Coyote Lake Update


I first addressed this issue of the ever growing Little Coyote Creek (I will soon be dropping the modifier - Little) on my blog Travels With Charley and figured it was time for an update.

Rising waters are temporarily frozen due to weather. Or since they are under the snow I haven't a clue whether they are frozen or not. But Friday when the sun reappears there will of course be more barely thawed water to add to my growing water issue. I am now calling it unofficially Coyote Lake and am looking for a used Sunfish sail boat for spring. And as the picture of Leeds Castle in England shows I won't be the first home with a water feature out the back door.

My letter writing (well, e-mail writing) has finally gotten the attention of some governing bodies. The county of Colfax still thinks I am talking the irrigation ditch and not the creek but the state engineer's branch office in Cimarron is beginning to see the picture. They have scheduled a site visit for Monday. Hope by then to have the dock built to tie the sailboat up to.

My conversation with the employee from the engineer's office made the complexity of the issue almost alarming. In addition to my accidental lake we have the irrigation ditch theft of water, the endangered habitat of a salamander and one species of rare trout, the wetlands on the far side of the stream, the earthen damn (sic) I know of in my neighborhood, and a rather more elaborate one further down toward Black Lake proper (actually I wonder if there is anything proper about Black Lake) but I digress.

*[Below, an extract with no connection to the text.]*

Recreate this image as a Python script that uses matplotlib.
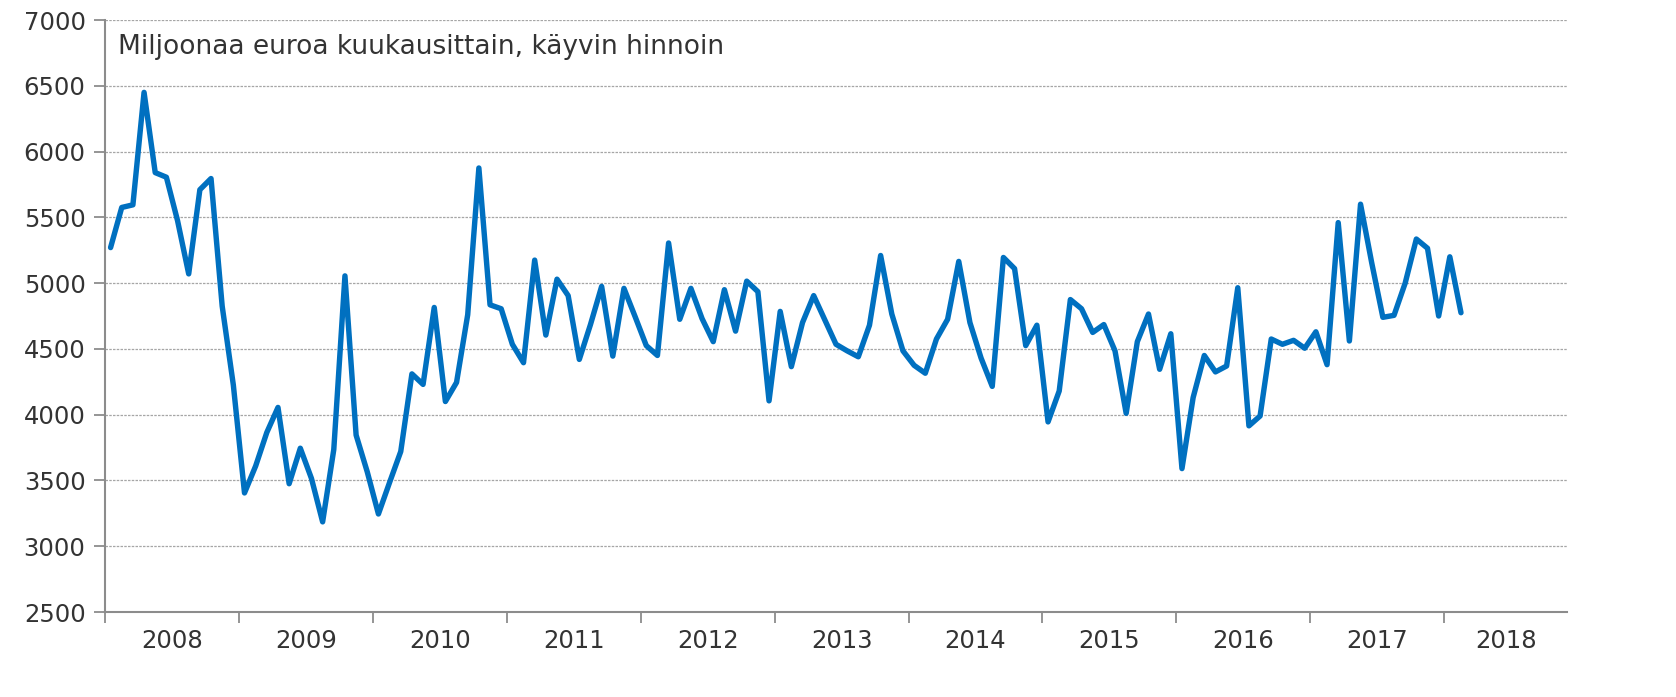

All these items together make for a rather raped Little Coyote and there is talk of bringing in the BIG GUNS: The United States Army Corps of Engineers. They are in charge of dams, levees, and alterations of waterways. I have always wondered why it is an Army division and not part of the Department of the Navy. How many sail boats do I have to own to have my own Navy? And can it be a raft, a punt and a sailboat? Coyote Lake is not currently big enough for a submarine.,

More on this exciting subject, god willing, and the creek doesn't rise further. My latest concern is the major power pole on my property line that is standing in the middle of Lake Coyote. Could it fall? That would be electrifying.